Total derivative for functions with higher dimensional codomain.

63 Views Asked by At

I've been learning some multivariable calculus and I ran into the concept of total derivative. I think I grasp the idea and I've seen several examples of how to calculate it for functions $\mathbb{R}^n \rightarrow \mathbb{R}$, but I don't quite see how it works when the codomain is different than $\mathbb{R}$. For example, say we have a function $f: \mathbb{R}^3 \rightarrow \mathbb{R}^2$ given by:

$$f(x,y,z) = (x+y, z)$$

What would be the total derivative? Would it be in the shape of a matrix, i.e. something like the Jacobian? Browsing some other posts like Relating the total derivative and the Jacobian matrix (albeit still with codomain $\mathbb{R}$) they're not quite the same thing, so would it just be applying the Jacobian to a random element of $\mathbb{R}^3$ like in the reply to that post?

As a follow up, for the one dimensional case I've seen total derivatives calculated when the variables are all a function of some parameter, how would that work in the multivariable case? Picking the example above, lets say we have a function $g: \mathbb{R}^2 \rightarrow \mathbb{R}$ given by $g(x,y)=xy$. What would be the total derivative of $f(x,y,g(x,y))$ in terms of $x$?

I've tried to find sources online, but most stick with the 1 dimensional codomain, so if you have any sources that would help clarify this for me I would also appreciate it. Thanks!

1

There are 1 best solutions below

5
On BEST ANSWER

There is no "total derivative". What you call "total" derivative is just the derivative of a function between to vector spaces of arbitrary dimension, what is normally called simply $df$. Let me clarify what I mean.
Consider a function $f:\mathbb{R}^M \longrightarrow \mathbb{R}^N$. We define the derivative, $df(a)$, to be the unique linear map $df(a): \mathbb{R}^M \longrightarrow \mathbb{R}^N$ such that $$f(a+h)-f(a)=df(a)[h]+o(|h|)$$ for every $h \in \mathbb{R}^M$. This essencially means that $df(a)$ is the best linear approximation of $f$ at $a$. Why do I call this the derivative? Because the definition of derivative is, always, that of the best linear approximation of a function at a point. For real functions of real variables, this is obscured by the fact that the linear maps are just scalar multiplications, so the derivative ends up being almost indistinguishable from a number.
How does this relate to the Jacobian? Well, you learned, hopefully, in Linear Algebra, that linear maps can be represented by matrices, with a suitable choice of basis. The jacobian matrix is just the matrix representing $df(a)$ when you choose the canonical basis of $\mathbb{R}^M$.
So, taking your first example, its derivative, or what you called total derivative, is the map that does this: $$df(a)[(h_1,h_2,h_3)]=(h_1+h_2,h_3)$$ You'll notice that this is just the function $f$; well of course it is!
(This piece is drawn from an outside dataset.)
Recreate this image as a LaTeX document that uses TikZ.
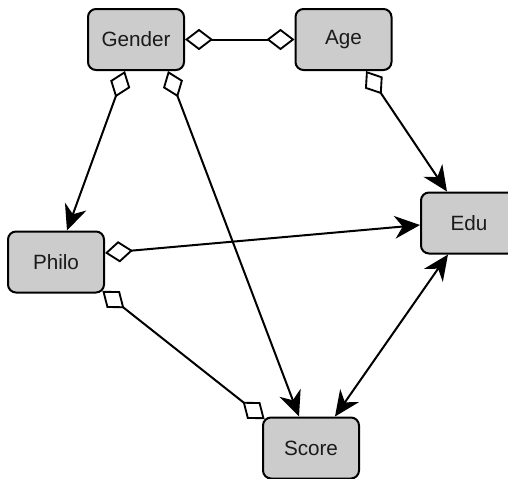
\documentclass[tikz,border=0pt]{standalone}
\usepackage{fontspec}
\setmainfont{Liberation Sans}
\usetikzlibrary{arrows.meta}
\definecolor{boxgray}{HTML}{CCCCCC}
\definecolor{txt}{HTML}{1A1A1A}
\tikzset{
  dia/.tip={Diamond[open, fill=white, length=21pt, width=16pt, line width=1.4pt]},
  stl/.tip={Stealth[length=19pt, width=17pt, inset=6pt]}
}
\begin{document}
\begin{tikzpicture}[x=0.75pt,y=-0.75pt,
  box/.style={draw=black, line width=1.5pt, fill=boxgray, rounded corners=6pt,
    minimum width=72pt, minimum height=45.75pt, inner sep=0pt, text=txt,
    font=\fontsize{15.5}{18}\selectfont},
  conn/.style={line width=1.5pt}]
\useasboundingbox (0,0) rectangle (508,479);
\node[box] (gender) at (136,39.5) {Gender};
\node[box] (age) at (343.5,39.5) {Age};
\node[box] (edu) at (469,223) {Edu};
\node[box] (philo) at (56,262) {Philo};
\node[box] (score) at (311,448) {Score};
% connectors
\draw[conn, dia-dia] (gender.east) -- (age.west);
\draw[conn, dia-stl] ([xshift=-8.25pt]gender.south) -- ([xshift=8.25pt]philo.north);
\draw[conn, dia-stl] ([xshift=24pt]gender.south) -- ([xshift=-9pt]score.north);
\draw[conn, dia-stl] ([xshift=16.9pt]age.south) -- ([xshift=-16.5pt]edu.north);
\draw[conn, dia-stl] ([yshift=6.75pt]philo.east) -- ([yshift=-1.5pt]edu.west);
\draw[conn, dia-dia] ([xshift=-2pt,yshift=2pt]philo.south east) -- ([xshift=2pt,yshift=-2pt]score.north west);
\draw[conn, stl-stl] ([xshift=18pt]score.north) -- ([xshift=-15.75pt]edu.south);
\end{tikzpicture}
\end{document}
The function was linear to begin with; of course the best linear approximation will be itself. You can also choose the canonical basis and write the Jacobian matrix : $$\begin{pmatrix} 1 & 1&0 \\ 0&0& 1 \end{pmatrix}$$
As for your other function, let's go through it. Here we have to tread carefuly. After you compose $f$ with $g$, your new function $f^*=f \circ G$ is no longer a function from $\mathbb{R}^3$ to $\mathbb{R}^2$, but from $\mathbb{R}^2$ to $\mathbb{R}^2$ ($G(x,y)=(x,y,g(x,y))$ ). The answer to your question lies in the chain rule; what does it tell us? It tells us that the derivative of the composition of two functions is the composition of their derivatives. So the total derivative of $f \circ G$ is $df dG[h]$. This is better calculated in terms of matrices. The Jacobian of G is $$\begin{pmatrix} 1&0\\0&1\\ y&x \end{pmatrix}$$ After composing both matrices you get $$\begin{pmatrix} 1& 1 \\ y &x \end{pmatrix}$$ That is to say, $$d(f \circ G)(x,y)[(h_1,h_2)]=(h_1+h_2,xh_1+yh_2)$$
If you instead mean the total derivative with respect to $x$, like in $\frac{d}{dx}$that's a different story. The total derivative that was mentioned in the post you linked is the kind of derivative I just described. If you want to know about that one, let me know and I'll edit this answer or make a new question and tag me. But they are different things and should not be confused (in fact, that "total derivative" is a special case of the derivative of a composite of functions).